De la libéralisation de l’Empire à l’éclatement du parti républicain
Les années 1860 marquent le début d’une nouvelle étape dans l’organisation politique en France. Si aucun changement notable n’intervient dans la législation, malgré la distinction introduite pour la première fois en 1868 entre réunion et association, la pratique du cadre légal existant se fait nettement plus libérale, tandis que l’organisation politique s’ancre désormais dans le suffrage universel. Après 1871, l’organisation devient la hantise des forces engagées dans la lutte autour du futur régime. Le terme de parti reçoit ainsi une définition nouvelle et plus précise, celle d’un organisme groupé autour d’un programme incarné par une équipe d’hommes. L’on parle ainsi d’un « parti républicain », qui demeure cependant très œcuménique, caractérisé avant tout par sa discipline électorale.

La cristallisation partisane des tendances politiques, une conséquence de la division du parti républicain
C’est l’éclatement croissant de ce parti républicain, à partir des années 1880, qui favorise l’essor de formations distinctes propres à chaque tendance. Cette évolution est accélérée par le Ralliement des catholiques, qui contraint les républicains de gouvernement à préciser leur programme et leur organisation pour constituer un centre individualisé entre conservateurs et socialistes ; ils prennent ainsi le nom de progressistes. L’affaire Dreyfus accroît encore la fragmentation de l’ancien parti républicain : la discipline républicaine a définitivement cédé la place à des organisations qui ne sont pas héritières des sociétés d’action et qui, n’étant pas assises sur une solide organisation départementale, demeurent lâches. Cette organisation partisane nouvelle n’en fait pas moins des progrès plus rapides à gauche qu’à droite ; l’auteur note en effet chez celle-ci le poids de l’appui sur la notabilité, le prestige parlementaire ou le charisme populaire, ainsi que l’hésitation entre aspirations à un parti conservateur, qui prend finalement forme dans l’Alliance Libérale Populaire, et le choix de formes hybrides, à mi-chemin entre la ligue et le parti, à l’image de l’Action française. Les socialistes, en revanche, sont les premiers à mettre en œuvre un parti d’adhérents et à promouvoir activement la fédération.
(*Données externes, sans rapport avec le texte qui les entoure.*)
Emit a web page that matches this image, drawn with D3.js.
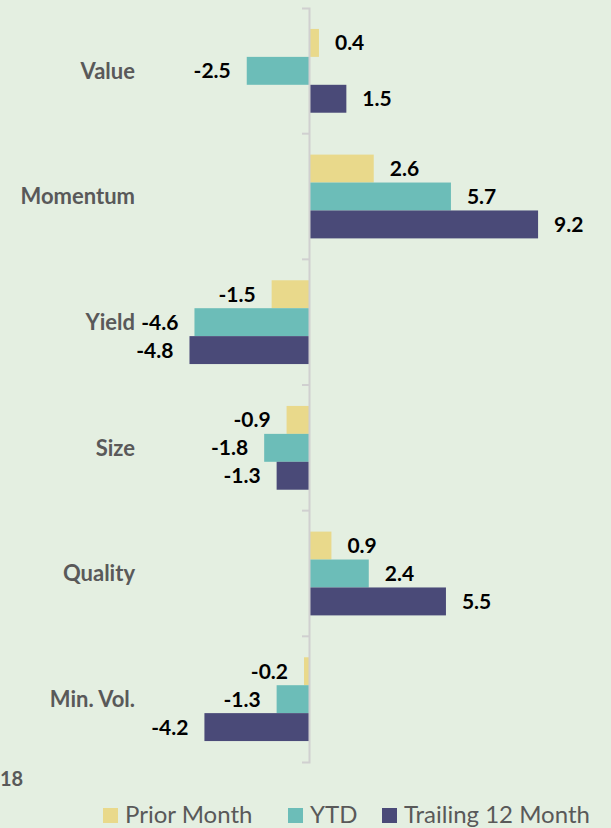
<!DOCTYPE html>
<html>
<meta charset="utf-8">
<style>
body { margin: 0; background: #e4efe1; }
svg { display: block; }
text { font-family: Lato, "Open Sans", sans-serif; }
</style>
<body>
<script src="https://d3js.org/d3.v7.min.js"></script>
<script>
var categories = ["Value", "Momentum", "Yield", "Size", "Quality", "Min. Vol."];
var series = ["Prior Month", "YTD", "Trailing 12 Month"];
var priorMonth = [0.4, 2.6, -1.5, -0.9, 0.9, -0.2];
var ytd = [-2.5, 5.7, -4.6, -1.8, 2.4, -1.3];
var trailing12 = [1.5, 9.2, -4.8, -1.3, 5.5, -4.2];
var colors = ["#e9d98b", "#6cbdb8", "#4a4a78"];

var width = 611, height = 828;

var svg = d3.select("body").append("svg")
    .attr("width", width)
    .attr("height", height);

var values = [priorMonth, ytd, trailing12];
var data = [];
categories.forEach(function(c, i) {
  series.forEach(function(s, j) {
    data.push({cat: c, series: s, value: values[j][i], idx: j});
  });
});

// x scale, zero sits on the axis line
var x = d3.scaleLinear().domain([-10, 10]).range([60, 558]);

// category bands
var y0 = d3.scaleBand().domain(categories).range([8, 762]);
var y1 = d3.scaleBand().domain(series)
    .range([0, y0.bandwidth()])
    .paddingOuter(0.75);

// bars
svg.selectAll(".bar")
    .data(data)
  .enter().append("rect")
    .attr("class", "bar")
    .attr("x", function(d) { return x(Math.min(0, d.value)); })
    .attr("y", function(d) { return y0(d.cat) + y1(d.series); })
    .attr("width", function(d) { return Math.abs(x(d.value) - x(0)); })
    .attr("height", y1.bandwidth())
    .style("fill", function(d) { return colors[d.idx]; });

// value labels
svg.selectAll(".lbl")
    .data(data)
  .enter().append("text")
    .attr("class", "lbl")
    .attr("x", function(d) { return d.value >= 0 ? x(d.value) + 16 : x(d.value) - 16; })
    .attr("y", function(d) { return y0(d.cat) + y1(d.series) + y1.bandwidth() / 2; })
    .attr("dy", "0.36em")
    .attr("text-anchor", function(d) { return d.value >= 0 ? "start" : "end"; })
    .style("font-size", "21px")
    .style("font-weight", "bold")
    .style("fill", "#000")
    .text(function(d) { return d.value.toFixed(1); });

// axis line with category ticks
var axis = svg.append("g")
    .attr("transform", "translate(" + x(0) + ",0)")
    .call(d3.axisLeft(y0).tickValues([]).tickSizeOuter(7));
axis.select(".domain").attr("stroke", "#d0d0d0").attr("stroke-width", 2);
var bounds = categories.slice(1).map(function(c) { return y0(c); });
axis.selectAll(".sep")
    .data(bounds)
  .enter().append("line")
    .attr("x1", -7).attr("x2", 0)
    .attr("y1", function(d) { return d; })
    .attr("y2", function(d) { return d; })
    .attr("stroke", "#d0d0d0")
    .attr("stroke-width", 2);

// category labels
svg.selectAll(".cat")
    .data(categories)
  .enter().append("text")
    .attr("class", "cat")
    .attr("x", 135)
    .attr("y", function(d) { return y0(d) + y0.bandwidth() / 2; })
    .attr("dy", "0.36em")
    .attr("text-anchor", "end")
    .style("font-size", "22px")
    .style("font-weight", "bold")
    .style("fill", "#595959")
    .text(function(d) { return d; });

// cropped fragment at bottom left
svg.append("text")
    .attr("x", 0)
    .attr("y", 786)
    .style("font-size", "20px")
    .style("font-weight", "bold")
    .style("fill", "#595959")
    .text("18");

// legend
var legendX = [103, 288, 382];
var legend = svg.selectAll(".legend")
    .data(series)
  .enter().append("g")
    .attr("class", "legend")
    .attr("transform", function(d, i) { return "translate(" + legendX[i] + ",823)"; });

legend.append("rect")
    .attr("x", 0)
    .attr("y", -15)
    .attr("width", 15)
    .attr("height", 15)
    .style("fill", function(d, i) { return colors[i]; });

legend.append("text")
    .attr("x", 22)
    .attr("y", 0)
    .style("font-size", "24px")
    .style("fill", "#595959")
    .text(function(d) { return d; });
</script>
</body>
</html>
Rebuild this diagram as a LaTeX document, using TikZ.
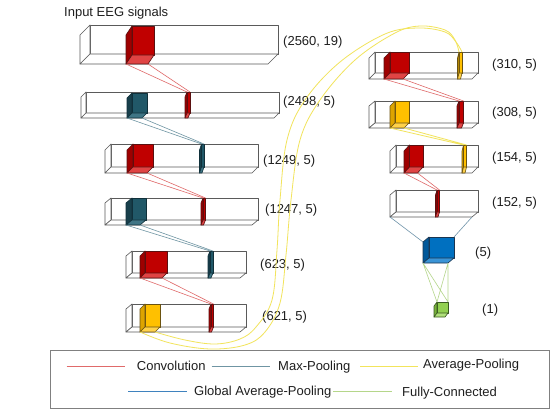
\documentclass[tikz,border=0pt]{standalone}
\usepackage{fontspec}
\setmainfont{Liberation Sans}
\definecolor{barF}{HTML}{FFFFFF}\definecolor{barL}{HTML}{FFFFFF}\definecolor{barB}{HTML}{FFFFFF}\definecolor{barD}{HTML}{5A5A5A}
\definecolor{redF}{HTML}{C00000}\definecolor{redL}{HTML}{9E0000}\definecolor{redB}{HTML}{E04444}\definecolor{redD}{HTML}{5A1010}
\definecolor{tealF}{HTML}{215868}\definecolor{tealL}{HTML}{183F4B}\definecolor{tealB}{HTML}{3F7585}\definecolor{tealD}{HTML}{10303A}
\definecolor{yelF}{HTML}{FFC000}\definecolor{yelL}{HTML}{DDA400}\definecolor{yelB}{HTML}{FFD24A}\definecolor{yelD}{HTML}{6A5210}
\definecolor{bluF}{HTML}{0070C0}\definecolor{bluL}{HTML}{00589A}\definecolor{bluB}{HTML}{3A94D6}\definecolor{bluD}{HTML}{1A3550}
\definecolor{grnF}{HTML}{92D050}\definecolor{grnL}{HTML}{76B03A}\definecolor{grnB}{HTML}{B0E07A}\definecolor{grnD}{HTML}{3A5A20}
\definecolor{convC}{HTML}{E06A6A}
\definecolor{maxC}{HTML}{6F95A3}
\definecolor{avgC}{HTML}{F2E45C}
\definecolor{gapC}{HTML}{3F82BE}
\definecolor{gapL}{HTML}{7094AA}
\definecolor{fcC}{HTML}{B5D68A}
\newcommand{\slab}[8]{%
  \coordinate (#1-tl) at (#2,#3);
  \coordinate (#1-tr) at (#4,#3);
  \coordinate (#1-fbl) at (#2,#5);
  \coordinate (#1-fbr) at (#4,#5);
  \coordinate (#1-ltl) at ({#2-#6},{#3+#7});
  \coordinate (#1-bl) at ({#2-#6},{#5+#7});
  \coordinate (#1-br) at ({#4-#6},{#5+#7});
  \filldraw[fill=#8F,draw=#8D,edge] (#1-tl) rectangle (#1-fbr);
  \filldraw[fill=#8L,draw=#8D,edge] (#1-tl) -- (#1-ltl) -- (#1-bl) -- (#1-fbl) -- cycle;
  \filldraw[fill=#8B,draw=#8D,edge] (#1-fbl) -- (#1-bl) -- (#1-br) -- (#1-fbr) -- cycle;
}
\tikzset{
  edge/.style={line width=0.6pt,line join=round},
  lbl/.style={font=\fontsize{13}{15}\selectfont,anchor=west,inner sep=0pt,text=black!88},
  conv/.style={convC,line width=0.6pt},
  maxp/.style={maxC,line width=0.6pt},
  avgp/.style={avgC,line width=0.8pt},
  gapp/.style={gapL,line width=0.6pt},
  fcp/.style={fcC,line width=0.6pt},
}
\begin{document}
\begin{tikzpicture}[x=1pt,y=-1pt]
\useasboundingbox (0,0) rectangle (552,417);
\fill[white] (0,0) rectangle (552,417);
\node[lbl] (title) at (64,13) {Input EEG signals};
% left column
\slab{B1}{90}{25}{278}{54}{10}{10}{bar}
\slab{B1c}{132}{26}{154}{55}{6}{9}{red}
\node[lbl] (L1) at (283,42) {(2560, 19)};
\slab{B2}{86}{92}{279}{113}{5}{5}{bar}
\slab{B2c}{132}{93}{147}{113}{5}{5}{teal}
\slab{B2s}{187}{92}{190}{113}{2}{5}{red}
\node[lbl] (L2) at (283,102) {(2498, 5)};
\slab{B3}{111}{144}{258}{167}{6}{6}{bar}
\slab{B3c}{133}{144}{153}{167}{6}{6}{red}
\slab{B3s}{201.5}{144}{204}{167}{2}{6}{teal}
\node[lbl] (L3) at (263,161) {(1249, 5)};
\slab{B4}{111}{198}{258}{220}{6}{5}{bar}
\slab{B4c}{132}{198}{146}{220}{6}{5}{teal}
\slab{B4s}{203}{198}{205.5}{220}{2}{5}{red}
\node[lbl] (L4) at (265,210) {(1247, 5)};
\slab{B5}{132}{251}{246}{273}{6}{5}{bar}
\slab{B5c}{145}{251}{167}{273}{5}{5}{red}
\slab{B5s}{210}{251}{213}{273}{2}{5}{teal}
\node[lbl] (L5) at (260,265) {(623, 5)};
\slab{B6}{132}{304}{246}{327}{6}{5}{bar}
\slab{B6c}{145}{304}{160}{327}{5}{5}{yel}
\slab{B6s}{211}{304}{213.5}{327}{2}{5}{red}
\node[lbl] (L6) at (262,317) {(621, 5)};
% right column
\slab{R1}{375}{52}{478}{73}{6}{6}{bar}
\slab{R1c}{390}{52}{409}{73}{6}{6}{red}
\slab{R1s}{459}{52}{462}{73}{1.5}{6}{yel}
\node[lbl] (M1) at (492,65) {(310, 5)};
\slab{R2}{375}{101}{478}{123}{6}{5}{bar}
\slab{R2c}{395}{101}{409}{123}{5}{5}{yel}
\slab{R2s}{459}{101}{463.5}{123}{2}{5}{red}
\node[lbl] (M2) at (492,113) {(308, 5)};
\slab{R3}{396}{145}{478}{167}{6}{6}{bar}
\slab{R3c}{409.5}{145}{423}{167}{5.5}{6}{red}
\slab{R3s}{463.5}{145}{466.5}{167}{1.5}{6}{yel}
\node[lbl] (M3) at (492,158) {(154, 5)};
\slab{R4}{396}{190}{478}{212}{6}{5}{bar}
\slab{R4s}{437}{190}{439.5}{212}{1.5}{5}{red}
\node[lbl] (M4) at (492,203) {(152, 5)};
\slab{G}{429}{237}{454}{258}{6}{5}{blu}
\node[lbl] (M5) at (475,253) {(5)};
\slab{F}{437}{302}{448}{313}{3}{4}{grn}
\node[lbl] (M6) at (482,310) {(1)};
% connectors
\draw[conv] (B1c-bl) -- (B2s-tl) (B1c-br) -- (B2s-tr);
\draw[maxp] (B2c-bl) -- (B3s-tl) (B2c-br) -- (B3s-tr);
\draw[conv] (B3c-bl) -- (B4s-tl) (B3c-br) -- (B4s-tr);
\draw[maxp] (B4c-bl) -- (B5s-tl) (B4c-br) -- (B5s-tr);
\draw[conv] (B5c-bl) -- (B6s-tl) (B5c-br) -- (B6s-tr);
\draw[conv] (R1c-bl) -- (R2s-tl) (R1c-br) -- (R2s-tr);
\draw[avgp] (R2c-bl) -- (R3s-tl) (R2c-br) -- (R3s-tr);
\draw[conv] (R3c-bl) -- (R4s-tl) (R3c-br) -- (R4s-tr);
\draw[gapp] (R4-bl) -- (G-ltl) (R4-br) -- (G-tr);
\draw[fcp] (G-bl) -- (F-tl) (G-bl) -- (F-tr) (G-br) -- (F-tl) (G-br) -- (F-tr);
\draw[avgp] plot[smooth,tension=0.6] coordinates {(B6c-bl) (170,343) (210,349) (245,345) (265,332) (280,303) (286,255) (291,200) (300,140) (320,100) (355,60) (395,33) (420,26) (445,30) (455,40) (R1s-tl)};
\draw[avgp] plot[smooth,tension=0.6] coordinates {(B6c-br) (185,340) (215,344) (240,339) (256,327) (272,300) (277,250) (280,200) (287,140) (305,100) (340,62) (385,34) (418,28) (445,32) (456,42) (R1s-tr)};
% legend
\node[draw=black!50,line width=0.9pt,minimum width=499pt,minimum height=57.5pt,inner sep=0pt] (legend) at (300.4,379.5) {};
\coordinate (k1a) at (66.7,366); \coordinate (k1b) at (125,366);
\coordinate (k2a) at (211.7,366); \coordinate (k2b) at (270,366);
\coordinate (k3a) at (360,366); \coordinate (k3b) at (418,366);
\coordinate (k4a) at (128,391.7); \coordinate (k4b) at (186.7,391.7);
\coordinate (k5a) at (333,391.7); \coordinate (k5b) at (391.7,391.7);
\draw[convC,line width=0.8pt] (k1a) -- (k1b);
\draw[maxC,line width=0.8pt] (k2a) -- (k2b);
\draw[avgC,line width=0.8pt] (k3a) -- (k3b);
\draw[gapC,line width=0.8pt] (k4a) -- (k4b);
\draw[fcC,line width=0.8pt] (k5a) -- (k5b);
\node[lbl] (t1) at (136.7,366) {Convolution};
\node[lbl] (t2) at (278,367) {Max-Pooling};
\node[lbl] (t3) at (423,365) {Average-Pooling};
\node[lbl] (t4) at (194,392) {Global Average-Pooling};
\node[lbl] (t5) at (402,393) {Fully-Connected};
\end{tikzpicture}
\end{document}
Leurs efforts d’organisation sont couronnés de succès et leur permettent d’obtenir une nette augmentation du nombre de leurs adhérents, de leurs voix et de leurs députés.
En juillet 1901, la loi donne une conception large de l’association, qui fait désormais abstraction de son but, et donne aux associations une permanence ; elle ne favorise donc pas particulièrement le développement des partis en tant que tels, mais ne l’entrave pas, met fin aux organisations électorales temporaires et permet l’essor d’organisations de jeunesse.

L’hostilité des groupes parlementaires, principale raison du caractère tardif de l’organisation partisane en France
L’ouvrage, fort clair, articule efficacement réflexion sur le rôle du cadre légal et de sa mise en œuvre, des débats politiques nationaux et de l’organisation locale pour examiner l’importance respective de ces différents facteurs d’évolution de l’organisation politique. Raymond Huard montre ainsi que la législation n’a joué qu’un rôle secondaire : en effet, malgré ses aspects contraignants, elle est appliquée, à partir de la libéralisation du Second Empire, de manière extrêmement libérale. Ce n’est donc pas aux lois répressives, mais à l’indifférence ou à l’hostilité des groupes parlementaires qu’il faut imputer les retards pris par la France par rapport à l’Allemagne ou à l’Angleterre dans l’organisation partisane de ses forces politiques : désireux de limiter toute formation susceptible d’empiéter sur leurs prérogatives, les groupes parlementaires n’entrent dans le processus d’organisation partisane que lorsqu’ils se trouvent confrontés aux socialistes déjà organisés, car moins retenus par les exigences parlementaires, et lorsqu’ils y sont contraints par les divisions du parti républicain, qui poussent chaque tendance à se doter d’une organisation propre : ainsi, à la fin de la période, le parti apparaît bel et bien avant tout comme une organisation électorale. L’auteur montre ainsi que, contrairement à une idée reçue, les partis tendent à consolider le système démocratique en tant qu’ils limitent, par leur relative stabilité, les entraînements de l’opinion.
Il est possible de regretter, outre le rejet des notes à la fin de l’ouvrage, qui rend leur consultation très malaisée, la rareté des citations des sources de première main, même en note. En effet, l’auteur, étant confronté à un sujet extrêmement vaste, a utilisé la documentation déjà existante lorsqu’elle correspondait à ses besoins, ce qui prive la démonstration, par ailleurs fort convaincante, d’un clair appui sur des textes mis en évidence. Ainsi, il est difficile de vérifier l’assertion de l’auteur selon laquelle l’évolution n’a presque pas été perçue par les contemporains, les textes relatifs à la réflexion générale sur les différentes formes d’organisation politique n’étant pratiquement pas convoqués. Il en résulte un ouvrage très clair, qui retrace avec netteté les faits et l’évolution des forces politiques vers les formes partisanes et parvient à saisir la spécificité du cas français et des différentes tendances politiques, plus ou moins portées à s’organiser nationalement, mais qui néglige peut-être un peu trop les débats et les efforts théoriques des contemporains.